Request>
Review the lines that follow and copy each one that contains the word "script".

··· Recorded information ···

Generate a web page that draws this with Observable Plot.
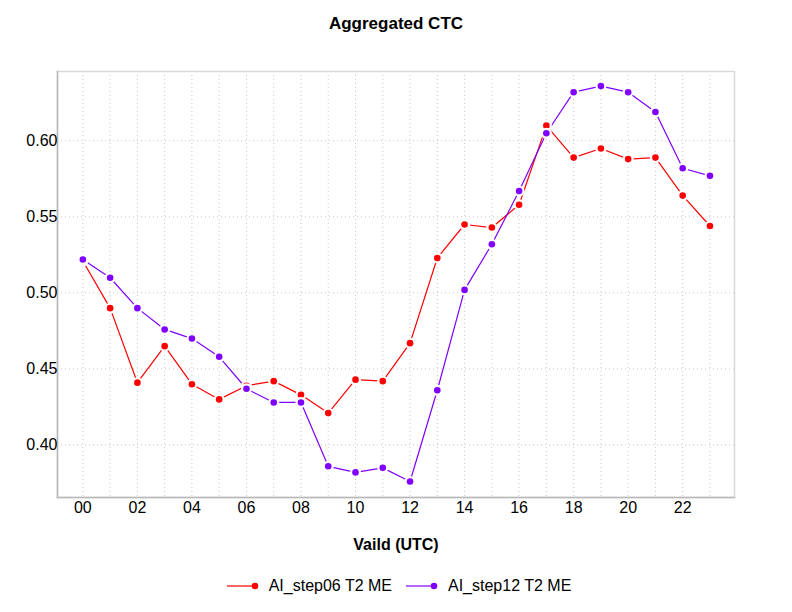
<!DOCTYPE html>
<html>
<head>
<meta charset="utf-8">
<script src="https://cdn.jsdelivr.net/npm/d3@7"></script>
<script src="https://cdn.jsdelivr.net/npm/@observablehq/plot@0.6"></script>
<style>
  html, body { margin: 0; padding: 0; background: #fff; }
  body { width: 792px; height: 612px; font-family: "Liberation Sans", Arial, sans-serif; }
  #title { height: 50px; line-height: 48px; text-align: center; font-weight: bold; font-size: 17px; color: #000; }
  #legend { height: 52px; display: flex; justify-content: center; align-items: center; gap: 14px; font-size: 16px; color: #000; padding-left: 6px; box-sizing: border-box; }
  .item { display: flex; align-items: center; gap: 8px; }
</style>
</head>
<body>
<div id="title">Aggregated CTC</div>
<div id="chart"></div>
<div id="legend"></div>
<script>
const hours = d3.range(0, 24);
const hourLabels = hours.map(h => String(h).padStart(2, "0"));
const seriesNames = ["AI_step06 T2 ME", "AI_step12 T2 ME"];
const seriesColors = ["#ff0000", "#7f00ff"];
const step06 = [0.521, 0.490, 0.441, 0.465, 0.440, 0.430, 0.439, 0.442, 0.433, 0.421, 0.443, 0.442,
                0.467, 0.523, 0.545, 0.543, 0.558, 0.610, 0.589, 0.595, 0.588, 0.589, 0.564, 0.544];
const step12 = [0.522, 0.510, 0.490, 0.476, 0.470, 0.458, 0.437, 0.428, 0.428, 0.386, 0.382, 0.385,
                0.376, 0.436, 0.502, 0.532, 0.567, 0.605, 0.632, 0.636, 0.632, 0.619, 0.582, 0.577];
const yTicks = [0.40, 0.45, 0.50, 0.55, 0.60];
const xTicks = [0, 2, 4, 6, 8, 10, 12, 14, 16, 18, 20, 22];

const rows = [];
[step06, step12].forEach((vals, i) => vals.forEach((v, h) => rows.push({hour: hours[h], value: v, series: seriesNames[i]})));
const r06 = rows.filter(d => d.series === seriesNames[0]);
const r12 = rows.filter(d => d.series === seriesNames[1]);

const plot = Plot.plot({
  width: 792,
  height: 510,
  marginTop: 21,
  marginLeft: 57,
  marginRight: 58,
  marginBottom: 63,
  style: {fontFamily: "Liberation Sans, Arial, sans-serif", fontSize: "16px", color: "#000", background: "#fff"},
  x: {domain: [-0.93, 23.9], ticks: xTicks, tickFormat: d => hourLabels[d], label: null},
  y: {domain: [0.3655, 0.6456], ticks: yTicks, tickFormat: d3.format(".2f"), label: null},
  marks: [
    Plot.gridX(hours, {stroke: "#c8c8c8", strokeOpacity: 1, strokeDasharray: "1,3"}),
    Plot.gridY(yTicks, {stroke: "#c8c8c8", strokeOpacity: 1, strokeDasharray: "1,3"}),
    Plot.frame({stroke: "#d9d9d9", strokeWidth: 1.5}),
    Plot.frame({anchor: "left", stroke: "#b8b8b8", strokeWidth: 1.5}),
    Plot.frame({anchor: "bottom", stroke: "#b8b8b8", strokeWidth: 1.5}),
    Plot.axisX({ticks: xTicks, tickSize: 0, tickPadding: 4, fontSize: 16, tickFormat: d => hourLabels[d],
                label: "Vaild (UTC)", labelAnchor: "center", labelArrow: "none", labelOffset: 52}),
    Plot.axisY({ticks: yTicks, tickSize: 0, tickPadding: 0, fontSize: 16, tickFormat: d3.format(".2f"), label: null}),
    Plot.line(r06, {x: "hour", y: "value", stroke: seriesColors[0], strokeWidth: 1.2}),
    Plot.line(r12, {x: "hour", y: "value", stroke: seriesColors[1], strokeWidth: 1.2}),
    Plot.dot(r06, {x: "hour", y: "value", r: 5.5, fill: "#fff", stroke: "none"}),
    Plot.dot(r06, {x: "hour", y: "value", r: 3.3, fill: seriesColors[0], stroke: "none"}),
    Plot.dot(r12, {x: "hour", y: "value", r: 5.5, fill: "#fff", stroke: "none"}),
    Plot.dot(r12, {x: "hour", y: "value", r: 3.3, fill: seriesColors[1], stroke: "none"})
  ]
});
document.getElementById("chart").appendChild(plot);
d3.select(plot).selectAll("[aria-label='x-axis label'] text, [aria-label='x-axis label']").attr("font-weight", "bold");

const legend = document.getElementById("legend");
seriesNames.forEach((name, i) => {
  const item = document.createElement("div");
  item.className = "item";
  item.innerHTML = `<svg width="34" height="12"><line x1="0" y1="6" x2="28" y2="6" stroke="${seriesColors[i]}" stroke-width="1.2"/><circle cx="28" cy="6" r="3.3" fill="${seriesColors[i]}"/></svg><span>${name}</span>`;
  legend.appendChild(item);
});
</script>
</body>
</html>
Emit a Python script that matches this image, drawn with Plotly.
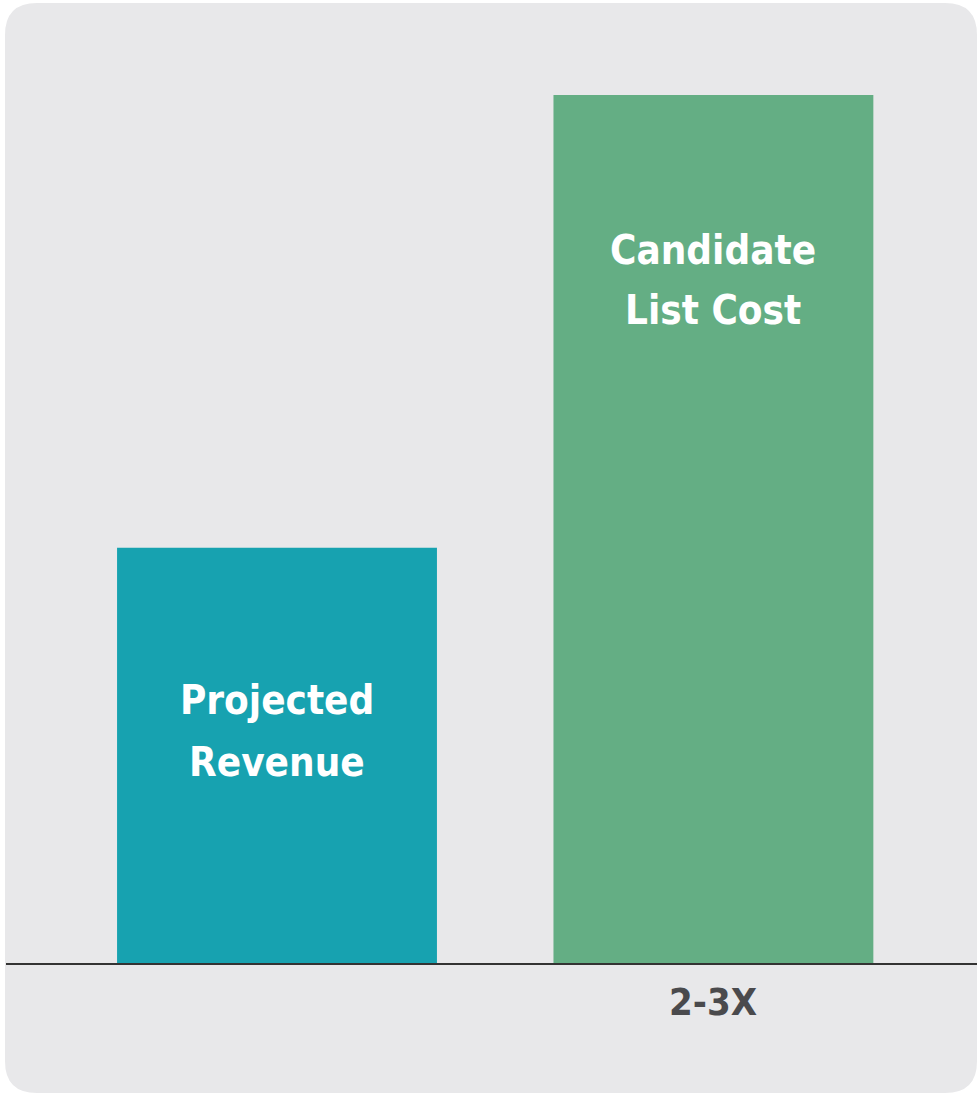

···

Expected output>
<script src="https://cdn.jsdelivr.net/npm/d3@7"></script>
<script src="https://cdn.jsdelivr.net/npm/@observablehq/plot@0.6"></script>
<script>
</script>
Emit a Python script that matches this image, drawn with Plotly.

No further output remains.